> _PROMPT_
Return the material below in full and exactly.

> _DATA EXTRACT_
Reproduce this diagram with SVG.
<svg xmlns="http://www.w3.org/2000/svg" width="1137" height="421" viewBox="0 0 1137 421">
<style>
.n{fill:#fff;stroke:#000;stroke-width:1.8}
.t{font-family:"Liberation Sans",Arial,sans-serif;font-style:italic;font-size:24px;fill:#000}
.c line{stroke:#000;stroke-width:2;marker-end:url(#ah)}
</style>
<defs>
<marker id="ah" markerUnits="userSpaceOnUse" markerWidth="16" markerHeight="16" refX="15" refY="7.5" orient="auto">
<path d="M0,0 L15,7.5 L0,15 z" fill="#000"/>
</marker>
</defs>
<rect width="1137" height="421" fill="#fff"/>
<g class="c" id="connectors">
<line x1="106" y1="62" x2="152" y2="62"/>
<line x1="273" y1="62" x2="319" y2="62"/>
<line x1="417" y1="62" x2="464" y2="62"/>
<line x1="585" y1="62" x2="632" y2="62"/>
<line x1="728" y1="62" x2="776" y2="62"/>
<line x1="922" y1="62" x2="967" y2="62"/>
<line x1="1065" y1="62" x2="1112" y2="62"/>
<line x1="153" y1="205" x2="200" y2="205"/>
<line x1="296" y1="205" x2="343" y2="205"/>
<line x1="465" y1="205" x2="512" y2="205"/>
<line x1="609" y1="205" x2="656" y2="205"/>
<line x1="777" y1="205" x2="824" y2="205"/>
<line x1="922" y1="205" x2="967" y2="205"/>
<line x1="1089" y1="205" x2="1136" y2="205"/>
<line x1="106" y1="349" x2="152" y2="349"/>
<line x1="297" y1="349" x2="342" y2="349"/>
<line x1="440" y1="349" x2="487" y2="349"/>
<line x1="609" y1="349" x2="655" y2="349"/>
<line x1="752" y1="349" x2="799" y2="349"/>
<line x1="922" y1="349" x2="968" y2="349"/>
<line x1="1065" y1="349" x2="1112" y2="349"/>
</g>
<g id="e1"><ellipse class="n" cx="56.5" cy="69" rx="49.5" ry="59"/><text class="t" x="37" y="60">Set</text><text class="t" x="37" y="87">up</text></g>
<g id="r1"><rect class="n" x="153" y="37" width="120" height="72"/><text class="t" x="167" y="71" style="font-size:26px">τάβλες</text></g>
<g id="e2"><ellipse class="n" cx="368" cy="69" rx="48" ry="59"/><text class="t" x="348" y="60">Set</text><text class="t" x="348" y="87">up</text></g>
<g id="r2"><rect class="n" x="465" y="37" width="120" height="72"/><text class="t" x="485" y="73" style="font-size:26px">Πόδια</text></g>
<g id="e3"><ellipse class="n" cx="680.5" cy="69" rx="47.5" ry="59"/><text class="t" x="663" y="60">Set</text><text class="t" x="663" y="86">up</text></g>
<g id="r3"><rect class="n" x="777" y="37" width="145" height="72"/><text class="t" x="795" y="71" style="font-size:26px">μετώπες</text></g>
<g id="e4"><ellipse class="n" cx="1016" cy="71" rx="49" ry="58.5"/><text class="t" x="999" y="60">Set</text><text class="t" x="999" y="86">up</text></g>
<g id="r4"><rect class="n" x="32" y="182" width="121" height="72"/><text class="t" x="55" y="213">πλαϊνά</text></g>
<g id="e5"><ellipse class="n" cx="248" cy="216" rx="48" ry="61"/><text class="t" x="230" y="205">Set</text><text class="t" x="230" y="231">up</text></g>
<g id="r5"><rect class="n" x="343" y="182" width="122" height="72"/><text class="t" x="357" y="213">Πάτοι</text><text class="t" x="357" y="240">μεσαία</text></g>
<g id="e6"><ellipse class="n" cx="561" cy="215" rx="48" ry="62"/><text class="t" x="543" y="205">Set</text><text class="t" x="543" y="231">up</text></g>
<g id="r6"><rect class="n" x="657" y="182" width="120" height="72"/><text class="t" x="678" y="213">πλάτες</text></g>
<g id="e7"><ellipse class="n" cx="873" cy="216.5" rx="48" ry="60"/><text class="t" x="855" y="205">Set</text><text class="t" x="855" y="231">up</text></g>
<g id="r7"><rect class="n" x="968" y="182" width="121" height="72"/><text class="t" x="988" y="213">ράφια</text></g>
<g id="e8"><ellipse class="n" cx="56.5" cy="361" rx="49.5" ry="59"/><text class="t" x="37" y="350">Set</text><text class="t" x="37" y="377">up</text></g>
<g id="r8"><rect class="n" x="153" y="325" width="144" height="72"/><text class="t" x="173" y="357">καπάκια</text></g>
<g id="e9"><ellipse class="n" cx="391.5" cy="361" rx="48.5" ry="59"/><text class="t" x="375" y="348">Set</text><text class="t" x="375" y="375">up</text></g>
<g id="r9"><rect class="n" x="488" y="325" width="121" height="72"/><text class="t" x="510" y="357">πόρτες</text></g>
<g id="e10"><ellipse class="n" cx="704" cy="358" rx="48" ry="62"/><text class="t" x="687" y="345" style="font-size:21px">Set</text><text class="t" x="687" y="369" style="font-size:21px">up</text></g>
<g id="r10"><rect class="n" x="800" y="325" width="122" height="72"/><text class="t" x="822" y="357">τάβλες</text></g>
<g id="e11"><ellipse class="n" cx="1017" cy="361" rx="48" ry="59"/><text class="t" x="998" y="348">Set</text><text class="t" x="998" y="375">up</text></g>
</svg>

> _THE ANSWER_
Reproduce this diagram with SVG.
<svg xmlns="http://www.w3.org/2000/svg" width="1137" height="421" viewBox="0 0 1137 421">
<style>
.n{fill:#fff;stroke:#000;stroke-width:1.8}
.t{font-family:"Liberation Sans",Arial,sans-serif;font-style:italic;font-size:24px;fill:#000}
.c line{stroke:#000;stroke-width:2;marker-end:url(#ah)}
</style>
<defs>
<marker id="ah" markerUnits="userSpaceOnUse" markerWidth="16" markerHeight="16" refX="15" refY="7.5" orient="auto">
<path d="M0,0 L15,7.5 L0,15 z" fill="#000"/>
</marker>
</defs>
<rect width="1137" height="421" fill="#fff"/>
<g class="c" id="connectors">
<line x1="106" y1="62" x2="152" y2="62"/>
<line x1="273" y1="62" x2="319" y2="62"/>
<line x1="417" y1="62" x2="464" y2="62"/>
<line x1="585" y1="62" x2="632" y2="62"/>
<line x1="728" y1="62" x2="776" y2="62"/>
<line x1="922" y1="62" x2="967" y2="62"/>
<line x1="1065" y1="62" x2="1112" y2="62"/>
<line x1="153" y1="205" x2="200" y2="205"/>
<line x1="296" y1="205" x2="343" y2="205"/>
<line x1="465" y1="205" x2="512" y2="205"/>
<line x1="609" y1="205" x2="656" y2="205"/>
<line x1="777" y1="205" x2="824" y2="205"/>
<line x1="922" y1="205" x2="967" y2="205"/>
<line x1="1089" y1="205" x2="1136" y2="205"/>
<line x1="106" y1="349" x2="152" y2="349"/>
<line x1="297" y1="349" x2="342" y2="349"/>
<line x1="440" y1="349" x2="487" y2="349"/>
<line x1="609" y1="349" x2="655" y2="349"/>
<line x1="752" y1="349" x2="799" y2="349"/>
<line x1="922" y1="349" x2="968" y2="349"/>
<line x1="1065" y1="349" x2="1112" y2="349"/>
</g>
<g id="e1"><ellipse class="n" cx="56.5" cy="69" rx="49.5" ry="59"/><text class="t" x="37" y="60">Set</text><text class="t" x="37" y="87">up</text></g>
<g id="r1"><rect class="n" x="153" y="37" width="120" height="72"/><text class="t" x="167" y="71" style="font-size:26px">τάβλες</text></g>
<g id="e2"><ellipse class="n" cx="368" cy="69" rx="48" ry="59"/><text class="t" x="348" y="60">Set</text><text class="t" x="348" y="87">up</text></g>
<g id="r2"><rect class="n" x="465" y="37" width="120" height="72"/><text class="t" x="485" y="73" style="font-size:26px">Πόδια</text></g>
<g id="e3"><ellipse class="n" cx="680.5" cy="69" rx="47.5" ry="59"/><text class="t" x="663" y="60">Set</text><text class="t" x="663" y="86">up</text></g>
<g id="r3"><rect class="n" x="777" y="37" width="145" height="72"/><text class="t" x="795" y="71" style="font-size:26px">μετώπες</text></g>
<g id="e4"><ellipse class="n" cx="1016" cy="71" rx="49" ry="58.5"/><text class="t" x="999" y="60">Set</text><text class="t" x="999" y="86">up</text></g>
<g id="r4"><rect class="n" x="32" y="182" width="121" height="72"/><text class="t" x="55" y="213">πλαϊνά</text></g>
<g id="e5"><ellipse class="n" cx="248" cy="216" rx="48" ry="61"/><text class="t" x="230" y="205">Set</text><text class="t" x="230" y="231">up</text></g>
<g id="r5"><rect class="n" x="343" y="182" width="122" height="72"/><text class="t" x="357" y="213">Πάτοι</text><text class="t" x="357" y="240">μεσαία</text></g>
<g id="e6"><ellipse class="n" cx="561" cy="215" rx="48" ry="62"/><text class="t" x="543" y="205">Set</text><text class="t" x="543" y="231">up</text></g>
<g id="r6"><rect class="n" x="657" y="182" width="120" height="72"/><text class="t" x="678" y="213">πλάτες</text></g>
<g id="e7"><ellipse class="n" cx="873" cy="216.5" rx="48" ry="60"/><text class="t" x="855" y="205">Set</text><text class="t" x="855" y="231">up</text></g>
<g id="r7"><rect class="n" x="968" y="182" width="121" height="72"/><text class="t" x="988" y="213">ράφια</text></g>
<g id="e8"><ellipse class="n" cx="56.5" cy="361" rx="49.5" ry="59"/><text class="t" x="37" y="350">Set</text><text class="t" x="37" y="377">up</text></g>
<g id="r8"><rect class="n" x="153" y="325" width="144" height="72"/><text class="t" x="173" y="357">καπάκια</text></g>
<g id="e9"><ellipse class="n" cx="391.5" cy="361" rx="48.5" ry="59"/><text class="t" x="375" y="348">Set</text><text class="t" x="375" y="375">up</text></g>
<g id="r9"><rect class="n" x="488" y="325" width="121" height="72"/><text class="t" x="510" y="357">πόρτες</text></g>
<g id="e10"><ellipse class="n" cx="704" cy="358" rx="48" ry="62"/><text class="t" x="687" y="345" style="font-size:21px">Set</text><text class="t" x="687" y="369" style="font-size:21px">up</text></g>
<g id="r10"><rect class="n" x="800" y="325" width="122" height="72"/><text class="t" x="822" y="357">τάβλες</text></g>
<g id="e11"><ellipse class="n" cx="1017" cy="361" rx="48" ry="59"/><text class="t" x="998" y="348">Set</text><text class="t" x="998" y="375">up</text></g>
</svg>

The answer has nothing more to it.